* **DATA**

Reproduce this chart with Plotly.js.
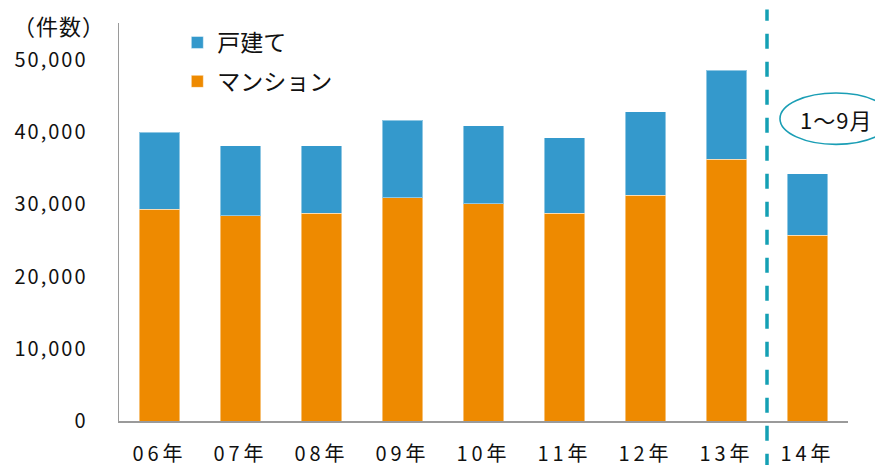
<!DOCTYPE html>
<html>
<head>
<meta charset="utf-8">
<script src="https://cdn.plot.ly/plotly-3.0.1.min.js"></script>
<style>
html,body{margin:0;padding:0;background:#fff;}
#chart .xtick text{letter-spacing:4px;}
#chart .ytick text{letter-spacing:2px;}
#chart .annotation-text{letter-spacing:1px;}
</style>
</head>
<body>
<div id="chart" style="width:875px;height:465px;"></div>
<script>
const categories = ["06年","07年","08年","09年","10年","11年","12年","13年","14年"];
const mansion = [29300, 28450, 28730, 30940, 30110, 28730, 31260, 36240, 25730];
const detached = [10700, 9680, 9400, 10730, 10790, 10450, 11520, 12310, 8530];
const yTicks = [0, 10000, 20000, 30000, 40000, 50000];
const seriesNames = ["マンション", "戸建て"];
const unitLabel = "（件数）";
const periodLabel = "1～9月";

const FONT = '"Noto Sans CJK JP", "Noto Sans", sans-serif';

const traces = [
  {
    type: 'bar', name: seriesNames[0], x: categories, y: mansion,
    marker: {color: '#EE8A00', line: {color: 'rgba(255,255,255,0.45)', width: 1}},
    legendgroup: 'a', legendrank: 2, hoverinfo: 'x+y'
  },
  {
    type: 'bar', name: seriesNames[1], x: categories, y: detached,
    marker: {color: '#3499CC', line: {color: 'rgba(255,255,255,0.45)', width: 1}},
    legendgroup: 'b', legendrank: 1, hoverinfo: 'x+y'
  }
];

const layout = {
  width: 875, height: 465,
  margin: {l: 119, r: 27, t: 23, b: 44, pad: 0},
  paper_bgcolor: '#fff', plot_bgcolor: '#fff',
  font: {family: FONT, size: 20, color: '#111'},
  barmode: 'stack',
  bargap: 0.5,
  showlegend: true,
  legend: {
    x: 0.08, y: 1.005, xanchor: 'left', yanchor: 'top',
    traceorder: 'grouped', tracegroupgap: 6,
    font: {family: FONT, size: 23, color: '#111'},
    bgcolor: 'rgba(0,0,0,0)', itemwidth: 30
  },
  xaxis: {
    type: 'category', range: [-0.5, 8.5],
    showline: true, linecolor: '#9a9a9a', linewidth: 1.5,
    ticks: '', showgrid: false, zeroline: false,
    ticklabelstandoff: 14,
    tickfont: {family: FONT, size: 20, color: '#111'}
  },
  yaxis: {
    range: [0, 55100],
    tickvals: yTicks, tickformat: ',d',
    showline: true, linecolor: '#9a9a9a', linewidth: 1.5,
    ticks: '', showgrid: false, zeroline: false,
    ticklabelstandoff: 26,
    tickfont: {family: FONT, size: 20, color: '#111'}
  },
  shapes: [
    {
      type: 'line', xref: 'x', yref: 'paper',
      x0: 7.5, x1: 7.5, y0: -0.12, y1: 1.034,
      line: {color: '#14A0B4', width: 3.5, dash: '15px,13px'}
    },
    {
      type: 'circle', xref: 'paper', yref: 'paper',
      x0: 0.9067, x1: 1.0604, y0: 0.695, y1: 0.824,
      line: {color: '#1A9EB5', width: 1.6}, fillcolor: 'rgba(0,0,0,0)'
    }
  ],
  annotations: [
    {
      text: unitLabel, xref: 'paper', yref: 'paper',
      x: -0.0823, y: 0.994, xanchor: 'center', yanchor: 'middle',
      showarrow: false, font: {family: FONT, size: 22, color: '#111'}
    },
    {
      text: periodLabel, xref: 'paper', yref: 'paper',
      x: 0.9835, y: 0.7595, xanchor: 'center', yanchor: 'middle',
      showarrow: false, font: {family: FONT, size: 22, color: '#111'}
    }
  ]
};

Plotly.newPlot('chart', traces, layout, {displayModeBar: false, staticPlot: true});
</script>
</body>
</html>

* **INSTRUCTION**
Copy out the whole listing exactly, and don't carry over any pictures.

* **SOLUTION**
Reproduce this chart with Plotly.js.
<!DOCTYPE html>
<html>
<head>
<meta charset="utf-8">
<script src="https://cdn.plot.ly/plotly-3.0.1.min.js"></script>
<style>
html,body{margin:0;padding:0;background:#fff;}
#chart .xtick text{letter-spacing:4px;}
#chart .ytick text{letter-spacing:2px;}
#chart .annotation-text{letter-spacing:1px;}
</style>
</head>
<body>
<div id="chart" style="width:875px;height:465px;"></div>
<script>
const categories = ["06年","07年","08年","09年","10年","11年","12年","13年","14年"];
const mansion = [29300, 28450, 28730, 30940, 30110, 28730, 31260, 36240, 25730];
const detached = [10700, 9680, 9400, 10730, 10790, 10450, 11520, 12310, 8530];
const yTicks = [0, 10000, 20000, 30000, 40000, 50000];
const seriesNames = ["マンション", "戸建て"];
const unitLabel = "（件数）";
const periodLabel = "1～9月";

const FONT = '"Noto Sans CJK JP", "Noto Sans", sans-serif';

const traces = [
  {
    type: 'bar', name: seriesNames[0], x: categories, y: mansion,
    marker: {color: '#EE8A00', line: {color: 'rgba(255,255,255,0.45)', width: 1}},
    legendgroup: 'a', legendrank: 2, hoverinfo: 'x+y'
  },
  {
    type: 'bar', name: seriesNames[1], x: categories, y: detached,
    marker: {color: '#3499CC', line: {color: 'rgba(255,255,255,0.45)', width: 1}},
    legendgroup: 'b', legendrank: 1, hoverinfo: 'x+y'
  }
];

const layout = {
  width: 875, height: 465,
  margin: {l: 119, r: 27, t: 23, b: 44, pad: 0},
  paper_bgcolor: '#fff', plot_bgcolor: '#fff',
  font: {family: FONT, size: 20, color: '#111'},
  barmode: 'stack',
  bargap: 0.5,
  showlegend: true,
  legend: {
    x: 0.08, y: 1.005, xanchor: 'left', yanchor: 'top',
    traceorder: 'grouped', tracegroupgap: 6,
    font: {family: FONT, size: 23, color: '#111'},
    bgcolor: 'rgba(0,0,0,0)', itemwidth: 30
  },
  xaxis: {
    type: 'category', range: [-0.5, 8.5],
    showline: true, linecolor: '#9a9a9a', linewidth: 1.5,
    ticks: '', showgrid: false, zeroline: false,
    ticklabelstandoff: 14,
    tickfont: {family: FONT, size: 20, color: '#111'}
  },
  yaxis: {
    range: [0, 55100],
    tickvals: yTicks, tickformat: ',d',
    showline: true, linecolor: '#9a9a9a', linewidth: 1.5,
    ticks: '', showgrid: false, zeroline: false,
    ticklabelstandoff: 26,
    tickfont: {family: FONT, size: 20, color: '#111'}
  },
  shapes: [
    {
      type: 'line', xref: 'x', yref: 'paper',
      x0: 7.5, x1: 7.5, y0: -0.12, y1: 1.034,
      line: {color: '#14A0B4', width: 3.5, dash: '15px,13px'}
    },
    {
      type: 'circle', xref: 'paper', yref: 'paper',
      x0: 0.9067, x1: 1.0604, y0: 0.695, y1: 0.824,
      line: {color: '#1A9EB5', width: 1.6}, fillcolor: 'rgba(0,0,0,0)'
    }
  ],
  annotations: [
    {
      text: unitLabel, xref: 'paper', yref: 'paper',
      x: -0.0823, y: 0.994, xanchor: 'center', yanchor: 'middle',
      showarrow: false, font: {family: FONT, size: 22, color: '#111'}
    },
    {
      text: periodLabel, xref: 'paper', yref: 'paper',
      x: 0.9835, y: 0.7595, xanchor: 'center', yanchor: 'middle',
      showarrow: false, font: {family: FONT, size: 22, color: '#111'}
    }
  ]
};

Plotly.newPlot('chart', traces, layout, {displayModeBar: false, staticPlot: true});
</script>
</body>
</html>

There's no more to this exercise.